Not incidentally, this was the season of Rent and Bring in ‘Da Noise, Bring in ‘Da Funk, which collectively had sucked up all of the oxygen on Broadway. Had we come in the previous season when Sunset Boulevard was the only new musical to open… But why go there, right?
The most important thing we got out of our Broadway run was the cast recording, which is imperative to the licensing of a musical. I could do an entire column on this subject alone but I’m going to share only one anecdote. I believe we arrived at the studio at 9 A.M. and we were going to stay until it was all in the can. I think we recorded mostly in show order beginning with the Overture.

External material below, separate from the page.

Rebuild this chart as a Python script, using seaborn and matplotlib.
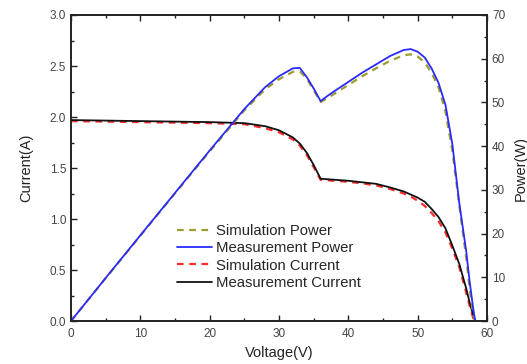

Andrea’s first big song, “It Might as Well Be Spring” comes early in the show but when we got to that number, she said, “No, I can wait. Let someone else go.” I thought at the time that she may have been deferring to some of the more seasoned actors whose voices may well have waned as the hours went by, and went by they did. I think it was at about 3:30 A.M. when Andrea finally went into the booth to lay down “…Spring,” and she did it in one take, maybe with a couple of small inserts. What a pro. I remember being in tears but at that point, I would have wept at a good card trick. Adrenaline is a strange animal. (If I’m wrong about any of these recollections, I’ll count on someone to chime in with corrections.) When we finally left the studio, the sun had arisen and we had a sensational cast recording.
And you know what? To this day State Fair is being produced at schools and community theatres and summer stock companies around the country, which is really all I ever wished for. Even Waukesha Civic Theater has presented it. The rest was always just gravy.